Provide the following fields as task input:

{
  "pdf": {
    "referenceId": "...",
    "filename": "delivery-note.pdf"
  },
  "enableHandwriting": true,
  "outputFormat": "json"
}

Explanation:

  • pdf.referenceId: Reference to the uploaded file (PDF or image). The file must be available as a fileReference.
  • pdf.filename: The filename including extension. Supported formats: PDF, JPG, PNG, BMP, TIFF.
  • enableHandwriting: Optional (true/false, default: true). Enables handwriting recognition and automatic document de-skewing.
  • outputFormat: Optional (json or markdown, default: json).
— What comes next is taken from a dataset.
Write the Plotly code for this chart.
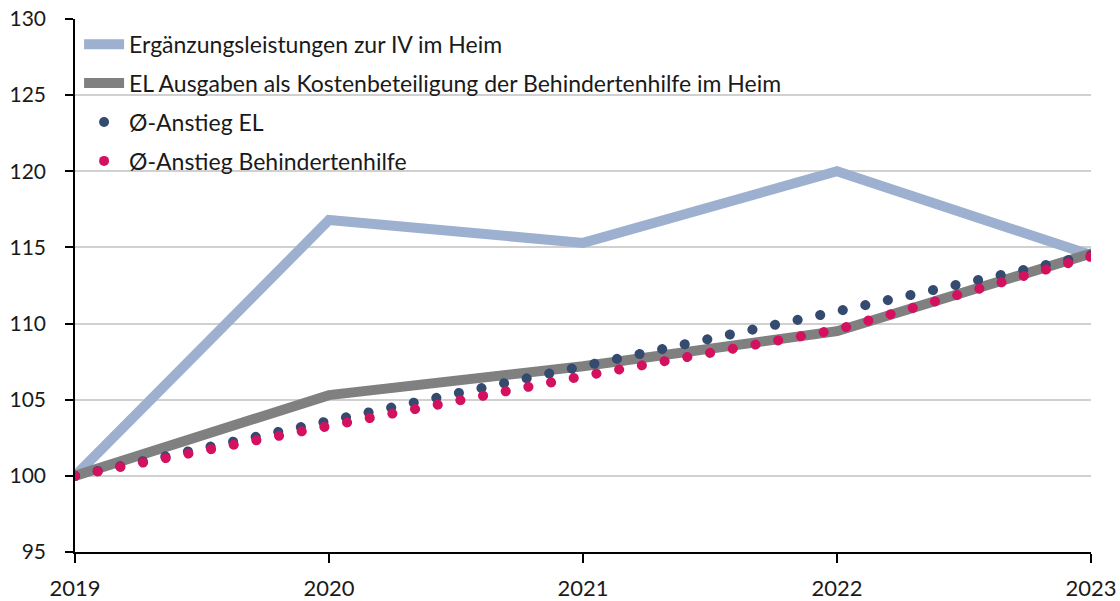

When set to markdown, the result is returned as structured Markdown text.

Output

JSON format (default)

With outputFormat: "json", the result includes both text and structural data per page:

{
  "metadata": {
    "source_file": "delivery-note.pdf",
    "total_pages": 1,
    "total_text_blocks": 49,
    "total_tables": 1
  },
  "pages": [
    {
      "page_number": 0,
      "text": "Delivery Note No. 7208166\nDate: 2025-03-19",
      "text_blocks": [
        {
          "text": "Delivery Note No. 7208166",
          "confidence": 0.98,
          "bbox": { "x_min": 50, "y_min": 30, "x_max": 400, "y_max": 60 }
        }
      ],
      "tables": [
        {
          "index": 0,
          "html": "<table><tr><td>Item</td><td>Qty</td><td>Product</td></tr><tr><td>1</td><td>50</td><td>Bolt M8</td></tr></table>"
        }
      ]
    }
  ],
  "full_text": "Delivery Note No. 7208166\nDate: 2025-03-19\nCustomer: Sample Ltd."
}

Markdown format

With outputFormat: "markdown", the result is returned as combined Markdown text:

{
  "markdown": "## Delivery Note No. 7208166\n\nDate: 2025-03-19\n\n| Item | Qty | Product |\n|------|-----|---------|\n| 1 | 50 | Bolt M8 |",
  "ocr_text": "Delivery Note No. 7208166\nDate: 2025-03-19\nItem Qty Product\n1 50 Bolt M8"
}

Explanation:

  • text_blocks: Individual text blocks with position and confidence score — for precise text localization.
  • tables: Recognized tables as HTML.
  • full_text: The combined text from all pages as plain text — ideal as input for AI services.
  • markdown: Structured Markdown text with tables and paragraphs (only with outputFormat: "markdown").
  • ocr_text: Additional plain text independent of the structure analysis (only with outputFormat: "markdown").

JSONata examples

// Reference a file from an upload step
{
  "pdf": {
    "referenceId": uploadResult.referenceId,
    "filename": uploadResult.filename
  },
  "enableHandwriting": true,
  "outputFormat": "json"
}
// Pass recognized text and tables to an AI service
{
  "text": ocrResult.full_text,
  "prompt": "Extract the invoice number, date, and total amount."
}
// Check whether tables were recognized (gateway condition)
ocrResult.metadata.total_tables > 0

Notes

  • Processing time varies depending on document size — typically 30–180 seconds, as both text and structure recognition are performed.
  • When only the running text is needed (without tables), the "OCR text extraction" service task is faster and more resource-efficient.
  • When only the table structure is relevant, the "OCR structure analysis" service task can be used instead.
  • All three OCR variants support image files (JPG, PNG, BMP, TIFF) in addition to PDF — photographed documents can be processed directly.

Tip

The Markdown format (outputFormat: "markdown") works excellently as input for AI services. The structured text with table formatting enables the AI to recognize items, quantities, and amounts more reliably than with plain text alone.